Les témoignages sur les exactions commises par les talibans se multiplient et ruinent leur tentative de donner une image modérée. Faut-il leur faire confiance? La question se pose. Les Européens vont voir s’ils ont une influence sur les nouvelles autorités. Mais ce dialogue passe mal. Le chef de la diplomatie française Jean-Yves Le Drian a été accusé de « naïveté » et  a déclenché une polémique en France après avoir plaidé pour la formation d’un gouvernement « inclusif » en Afghanistan.  « Dialoguer avec les talibans ne signifie pas une reconnaissance officielle », a expliqué Josep Borrell. « Nous serons très vigilants sur le respect de leurs obligations internationales, les droits fondamentaux », a-t-il insisté. L’Union a un levier: l’aide au développement. Les talibans vont en avoir besoin. D’autant que l’accès aux fonds détenus par l’Afghanistan à l’étranger est gelé. Des tractations vont s’engager. Mais leur issue est  incertaine.

Les Européens ont une autre priorité. L’exode des afghans qui ne veulent pas vivre sous le joug des talibans. ECHO, l’office humanitaire de l’UE, évalue leur nombre à un demi million. Ils fuient vers les pays voisins, notamment l ‘Iran, le Pakistan et la Turquie, où ils vont rejoindre leurs compatriotes en exil.  Ils sont 3,5 millions au pakistan et 3 millions en Iran. Paris et Berlin s’inquiètent d’un nouveau mouvement migratoire non contrôlé, comme celui des réfugiés syriens en 2015, si les conditions ne sont pas réunies pour leurs intégration dans les pays de la région.  La France et l’Allemagne travaillent à une initiative pour lutter contre les flux d’immigration illégaux et apporter le témoignage de la solidarité de l’UE, ont annoncé Emmanuel Macron et Angela Merkel.

« Il va falloir définir qui aura droit au statut de réfugié et ensuite trouver des solutions d’accueil », a expliqué un diplomate impliqué dans l’élaboration de cette stratégie. Des discussions sont en cours avec les autorités iraniennes, turques et pakistanaises pour éviter les flux de migrations et lutter contre les passeurs.  L’accord conclu avec la Ankara est le modèle évoqué, a-t-il précisé. L’UE a accordé six milliards d’euros pour aider les syriens installés en Turquie.

« Il va également falloir éviter l’effet d’attractivité, et donc définir des règles communes entre européens pour l’acceptation des réfugiés afghans. Il va aussi falloir harmoniser les règles pour l’asile », a-t-il ajouté. Les Afghans sont l’une des premières nationalités des demandeurs d’asile dans l’UE.

Mais déjà les égoïsmes se manifestent.
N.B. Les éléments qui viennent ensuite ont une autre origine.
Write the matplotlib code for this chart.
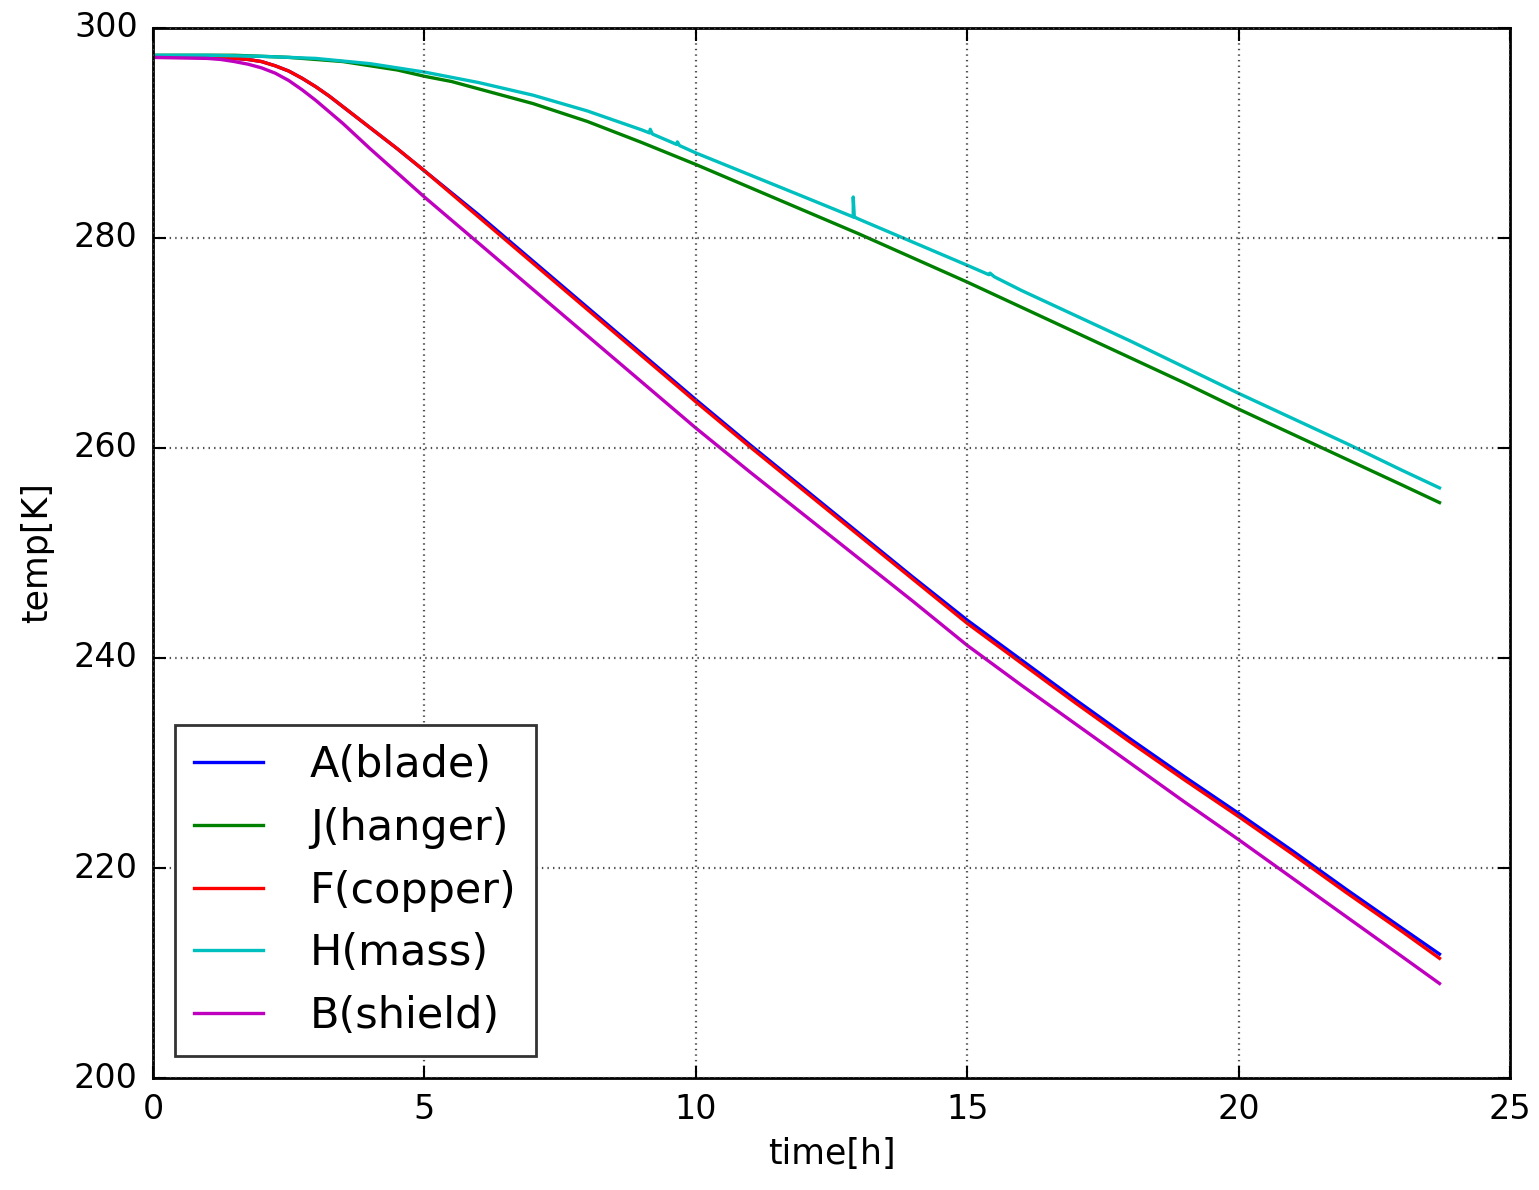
import matplotlib
matplotlib.use("Agg")
import matplotlib.pyplot as plt

# time axis [h]
time_h = [0, 1, 1.25, 1.5, 1.75, 2, 2.25, 2.5, 2.75, 3, 3.25, 3.5, 3.75, 4,
          4.5, 5, 5.5, 6, 7, 8, 9, 10, 11, 12, 13, 14, 15, 16, 17, 18, 19,
          20, 21, 22, 23, 23.7]

# temperatures [K]
temp_blade = [297.2, 297.2, 297.15, 297.1, 297.0, 296.8, 296.4, 295.9, 295.2,
              294.4, 293.5, 292.5, 291.5, 290.5, 288.5, 286.4, 284.3, 282.2,
              277.8, 273.4, 269.0, 264.6, 260.3, 256.1, 251.9, 247.7, 243.6,
              239.8, 236.0, 232.3, 228.7, 225.2, 221.6, 217.9, 214.3, 211.8]
temp_copper = [297.2, 297.2, 297.15, 297.1, 297.0, 296.8, 296.4, 295.9, 295.2,
               294.4, 293.5, 292.5, 291.5, 290.5, 288.5, 286.4, 284.2, 282.0,
               277.6, 273.2, 268.8, 264.4, 260.1, 255.9, 251.7, 247.5, 243.3,
               239.5, 235.7, 232.0, 228.4, 224.9, 221.3, 217.6, 214.0, 211.4]
temp_shield = [297.2, 297.1, 297.0, 296.8, 296.55, 296.2, 295.7, 295.0, 294.1,
               293.1, 292.0, 290.9, 289.7, 288.5, 286.2, 283.9, 281.7, 279.5,
               275.1, 270.7, 266.3, 261.9, 257.7, 253.6, 249.5, 245.4, 241.2,
               237.4, 233.7, 230.0, 226.3, 222.7, 219.0, 215.3, 211.6, 209.0]
temp_hanger = [297.4, 297.4, 297.4, 297.4, 297.35, 297.3, 297.25, 297.2, 297.1,
               297.0, 296.9, 296.8, 296.6, 296.4, 296.0, 295.4, 294.9, 294.2,
               292.8, 291.1, 289.1, 287.0, 284.8, 282.6, 280.4, 278.1, 275.8,
               273.4, 271.0, 268.6, 266.2, 263.7, 261.3, 258.9, 256.5, 254.8]

# the mass sensor has a few glitches, so it gets its own time base
time_mass = [0, 1, 2, 3, 4, 5, 5.5, 6, 7, 8, 9, 9.15, 9.16, 9.2, 9.65, 9.66,
             9.7, 10, 11, 12, 12.9, 12.9, 12.92, 13, 14, 15, 15.4, 15.42, 15.5,
             16, 17, 18, 19, 20, 21, 22, 23, 23.7]
temp_mass = [297.4, 297.4, 297.3, 297.1, 296.6, 295.8, 295.3, 294.8, 293.6,
             292.1, 290.3, 290.0, 290.35, 289.9, 288.9, 289.15, 288.8, 288.1,
             286.0, 283.9, 282.0, 283.9, 282.0, 281.8, 279.6, 277.4, 276.5,
             276.65, 276.3, 275.0, 272.6, 270.2, 267.7, 265.2, 262.8, 260.4,
             257.9, 256.2]

plt.style.use("classic")
plt.rcParams["font.family"] = ["DejaVu Sans"]

fig = plt.figure(figsize=(15.39, 11.9), dpi=100, facecolor="white")
ax = fig.add_axes([0.0994, 0.0941, 0.9812 - 0.0994, 0.9765 - 0.0941])
ax.set_facecolor("white")

lw = 2.4
ax.plot(time_h, temp_blade, color="b", lw=lw, label="A(blade)")
ax.plot(time_h, temp_hanger, color="g", lw=lw, label="J(hanger)")
ax.plot(time_h, temp_copper, color="r", lw=lw, label="F(copper)")
ax.plot(time_mass, temp_mass, color="c", lw=lw, label="H(mass)")
ax.plot(time_h, temp_shield, color="m", lw=lw, label="B(shield)")

ax.set_xlim(0, 25)
ax.set_ylim(200, 300)
ax.set_xticks([0, 5, 10, 15, 20, 25])
ax.set_yticks([200, 220, 240, 260, 280, 300])
ax.tick_params(labelsize=24, direction="in", length=9, width=1.5, pad=11,
               top=True, right=True)
ax.set_xlabel("time[h]", fontsize=25, labelpad=8)
ax.set_ylabel("temp[K]", fontsize=25, labelpad=14)
ax.grid(True, color="0.3", linestyle=":", linewidth=1.6)
for s in ax.spines.values():
    s.set_linewidth(2)

leg = ax.legend(loc="lower left", fontsize=31, handlelength=1.6,
                handletextpad=1.1, labelspacing=0.48, borderpad=0.45,
                borderaxespad=0.5, numpoints=1, fancybox=False)
leg.get_frame().set_edgecolor("0.2")
leg.get_frame().set_linewidth(2)

fig.savefig("out.png", dpi=100, facecolor="white")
Six gouvernements,  dont Berlin, ont officiellement  demandé à pouvoir continuer à expulser les Afghans dont les demandes de protection ont été refusées. La requête a été présentée alors que les talibans marchaient vers Kaboul. Elle a choqué,  d’autant que sur 1.200 retours enregistrés depuis le début de l’année, 1.000 ont été volontaires et 200 forcés. Berlin a depuis fait marche arrière. Mais l’extrême-droite xénophobe commence à s’emparer de la question dans tous les pays européens. Elle refuse le devoir d’ingérence humanitaire et plaide pour laisser les Afghans régler leurs problèmes entre eux.  Le Sommet européen va devoir  trouver un accord pour permettre à l’UE de témoigner sa solidarité. Accueillir les Afghanes qui ont quitté leur pays pour échapper à l’asservissement est un devoir, et leur donner la parole permettra de contrer l’influence prise par les Frères Musulmans en Europe.